# LSTM

## Import the required libraries

In [23]:
import pandas as pd
import os
from sklearn.model_selection import train_test_split
from sklearn.preprocessing import LabelEncoder
from tensorflow.keras.preprocessing.text import Tokenizer
from tensorflow.keras.preprocessing.sequence import pad_sequences
from tensorflow.keras.models import Sequential
from tensorflow.keras.models import load_model
from tensorflow.keras.layers import Embedding, LSTM, Dense, SpatialDropout1D

## Construct paths using os.path.join

In [2]:
true_news_path = os.path.join('..', 'artifacts', 'preprocessed_true.csv')
fake_news_path = os.path.join('..', 'artifacts', 'preprocessed_fake.csv')

## Read the CSV files

In [3]:
true_news = pd.read_csv(true_news_path)
fake_news = pd.read_csv(fake_news_path)

## Add a label column to each dataframe

In [4]:
true_news['label'] = 1
fake_news['label'] = 0

## Combine the datasets

In [5]:
data = pd.concat([true_news, fake_news], ignore_index=True)

## Shuffle the data

In [6]:
data = data.sample(frac=1).reset_index(drop=True)

## Check for missing values in the 'text' column

In [7]:
data['text'].isnull().sum()

632

## Fill missing values with an empty string

In [8]:
data['text'].fillna('', inplace=True)

## Prepare text and labels

In [9]:
texts = data['text'].values
labels = data['label'].values

## Tokenize the text

In [10]:
tokenizer = Tokenizer(num_words=5000)
tokenizer.fit_on_texts(texts)
sequences = tokenizer.texts_to_sequences(texts)
word_index = tokenizer.word_index

## Pad sequences to ensure uniform input size

In [11]:
data_padded = pad_sequences(sequences, maxlen=500)

## Encode the labels

In [12]:
encoder = LabelEncoder()
labels_encoded = encoder.fit_transform(labels)

## Split the data into training (70%) and remaining (30%)

In [13]:
x_train, x_rem, y_train, y_rem = train_test_split(data_padded, labels_encoded, train_size=0.7, random_state=42)

## Split the remaining data into testing (20%) and validation (10%)

In [14]:
x_test, x_val, y_test, y_val = train_test_split(x_rem, y_rem, test_size=0.33, random_state=42)

## Define the model

In [15]:
model = Sequential([
    Embedding(input_dim=len(word_index) + 1, output_dim=128, input_length=500),
    SpatialDropout1D(0.2),
    LSTM(100, dropout=0.2, recurrent_dropout=0.2),
    Dense(1, activation='sigmoid')
])

## Compile the model

In [16]:
model.compile(loss='binary_crossentropy', optimizer='adam', metrics=['accuracy'])

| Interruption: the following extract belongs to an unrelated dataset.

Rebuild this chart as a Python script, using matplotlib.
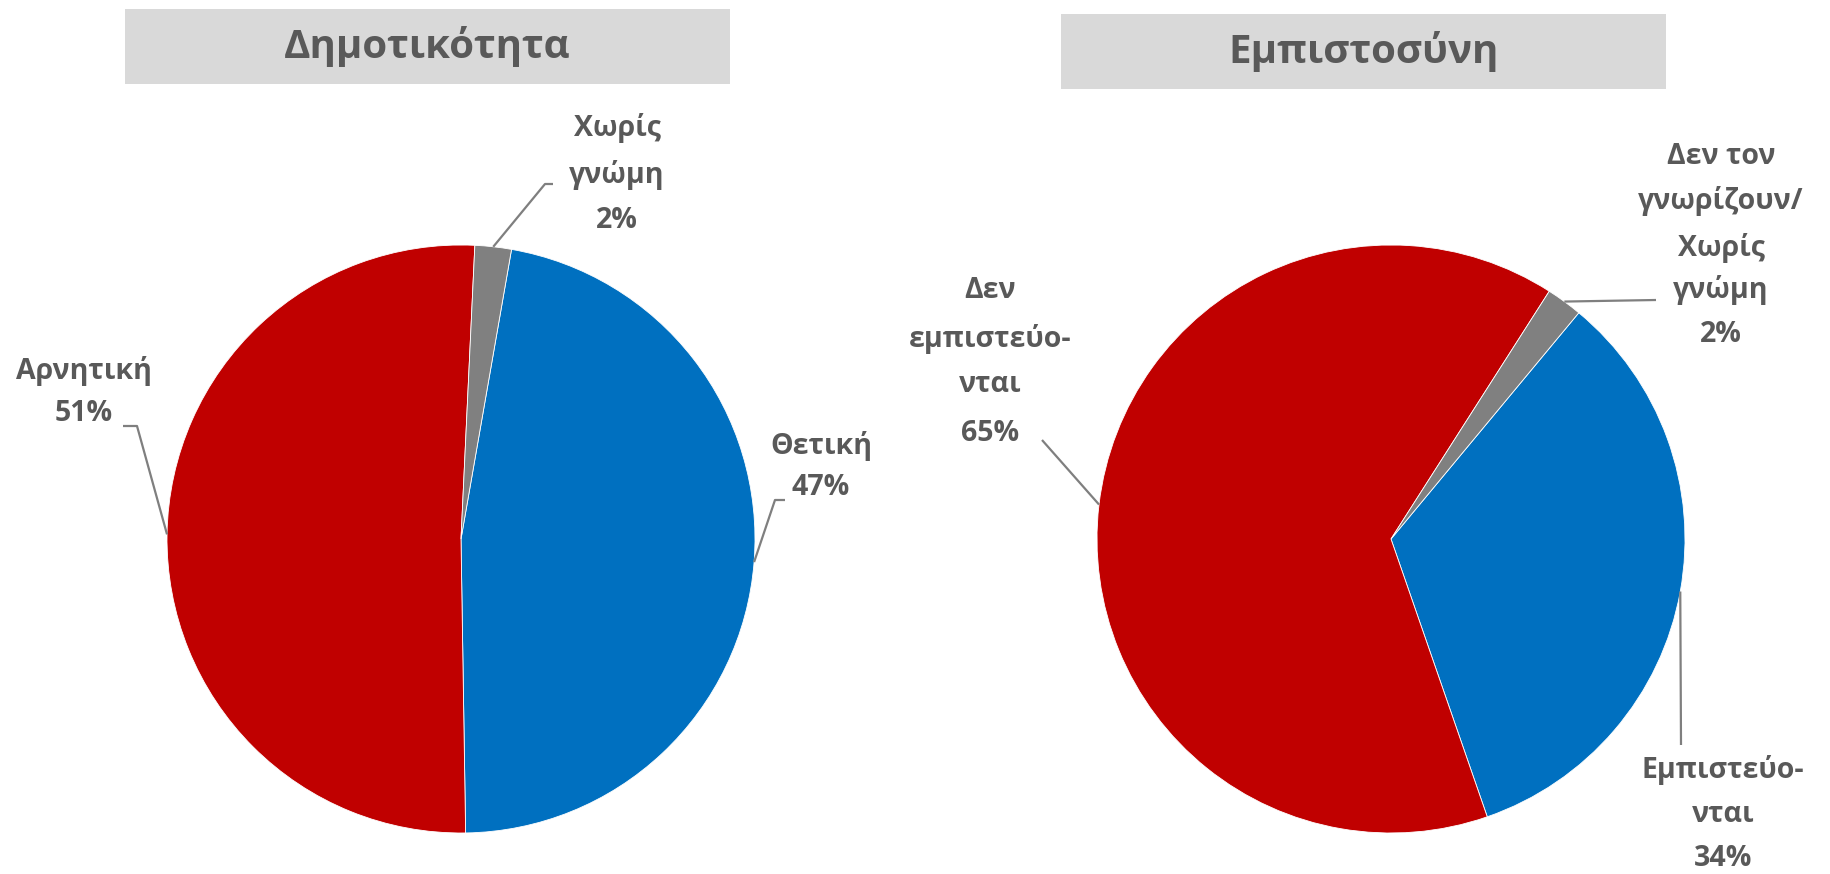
import numpy as np
import matplotlib.pyplot as plt
from matplotlib.patches import Rectangle

plt.rcParams['font.family'] = ['Open Sans', 'DejaVu Sans']

# data
pop_title = 'Δημοτικότητα'
pop_names = ['Θετική', 'Αρνητική', 'Χωρίς γνώμη']
pop_values = [47, 51, 2]
pop_lines = [['Θετική'], ['Αρνητική'], ['Χωρίς', 'γνώμη']]

trust_title = 'Εμπιστοσύνη'
trust_names = ['Εμπιστεύονται', 'Δεν εμπιστεύονται', 'Δεν τον γνωρίζουν/Χωρίς γνώμη']
trust_values = [34, 65, 2]
trust_lines = [['Εμπιστεύο-', 'νται'], ['Δεν', 'εμπιστεύο-', 'νται'],
               ['Δεν τον', 'γνωρίζουν/', 'Χωρίς', 'γνώμη']]

colors = ['#0070C0', '#C00000', '#808080']
txt_color = '#595959'
line_color = '#7F7F7F'

W, H = 1831, 874
fig = plt.figure(figsize=(W / 100, H / 100), dpi=100)
ax = fig.add_axes([0, 0, 1, 1])


def Y(y):
    # picture rows counted from the top
    return H - y


R = 294
charts = [
    dict(title=pop_title, values=pop_values, lines=pop_lines, center=(461, 539),
         start=80.1, box=(125, 9, 730, 84),
         # leader elbows and label line positions per slice
         leaders=[[(775, 500), (785, 500)], [(137, 426), (123, 426)], [(545, 184), (553, 184)]],
         label_x=[821, 84, 617],
         label_y=[[446, 488], [371, 414], [128, 175, 220]]),
    dict(title=trust_title, values=trust_values, lines=trust_lines, center=(1391, 539),
         start=50.3, box=(1061, 14, 1666, 89),
         leaders=[[(1681, 745)], [(1042, 440)], [(1656, 300)]],
         label_x=[1723, 990, 1721],
         label_y=[[770, 815, 858], [290, 339, 385, 434], [156, 201, 248, 290, 334]]),
]

for c in charts:
    cx, cy = c['center']
    wedges, _ = ax.pie(c['values'], colors=colors, startangle=c['start'], counterclock=False,
                       center=(cx, Y(cy)), radius=R,
                       wedgeprops=dict(linewidth=0.6, edgecolor='white'))
    total = sum(c['values'])
    for i, w in enumerate(wedges):
        mid = np.deg2rad((w.theta1 + w.theta2) / 2)
        px = [cx + R * np.cos(mid)] + [p[0] for p in c['leaders'][i]]
        py = [Y(cy) + R * np.sin(mid)] + [Y(p[1]) for p in c['leaders'][i]]
        ax.plot(px, py, color=line_color, lw=1.6, solid_capstyle='butt')
        pct = round(c['values'][i] / total * 100) if total == 100 else c['values'][i]
        rows = c['lines'][i] + ['%d%%' % pct]
        for txt, ly in zip(rows, c['label_y'][i]):
            ax.text(c['label_x'][i], Y(ly), txt, ha='center', va='center',
                    fontsize=20.5, fontweight='bold', color=txt_color)

    x0, y0, x1, y1 = c['box']
    ax.add_patch(Rectangle((x0, Y(y1)), x1 - x0, y1 - y0, facecolor='#D9D9D9',
                           edgecolor='none', zorder=0))
    ax.text((x0 + x1) / 2, Y((y0 + y1) / 2), c['title'], ha='center', va='center',
            fontsize=29, fontweight='bold', color=txt_color)

ax.set_xlim(0, W)
ax.set_ylim(0, H)
ax.set_aspect('equal')
ax.axis('off')

fig.savefig('out.png', dpi=100, facecolor='white')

## Print the model summary

In [17]:
model.summary()

Model: "sequential"
_________________________________________________________________
 Layer (type)                Output Shape              Param #   
 embedding (Embedding)       (None, 500, 128)          25906304  
                                                                 
 spatial_dropout1d (Spatial  (None, 500, 128)          0         
 Dropout1D)                                                      
                                                                 
 lstm (LSTM)                 (None, 100)               91600     
                                                                 
 dense (Dense)               (None, 1)                 101       
                                                                 
Total params: 25998005 (99.17 MB)
Trainable params: 25998005 (99.17 MB)
Non-trainable params: 0 (0.00 Byte)
_________________________________________________________________


## Train the model

In [18]:
history = model.fit(x_train, y_train, epochs=5, batch_size=64, validation_data=(x_val, y_val), verbose=1)

Epoch 1/5
Epoch 2/5
Epoch 3/5
Epoch 4/5
Epoch 5/5


## Evaluate the model

In [19]:
loss, accuracy = model.evaluate(x_test, y_test, verbose=1)
print(f'Test Accuracy: {accuracy:.4f}')

Test Accuracy: 0.9846


## Save the model

In [24]:
model.save('news_classification_model.keras')

## Load the model

In [25]:
from tensorflow.keras.models import load_model
model = load_model('news_classification_model.h5')

## Sample prediction

In [26]:
sample_text = ["Donald Trump just couldn t wish all Americans a Happy New Year and leave it at that."]
sample_sequence = tokenizer.texts_to_sequences(sample_text)
sample_padded = pad_sequences(sample_sequence, maxlen=500)
prediction = model.predict(sample_padded)
print('Fake News' if prediction < 0.5 else 'True News')

Fake News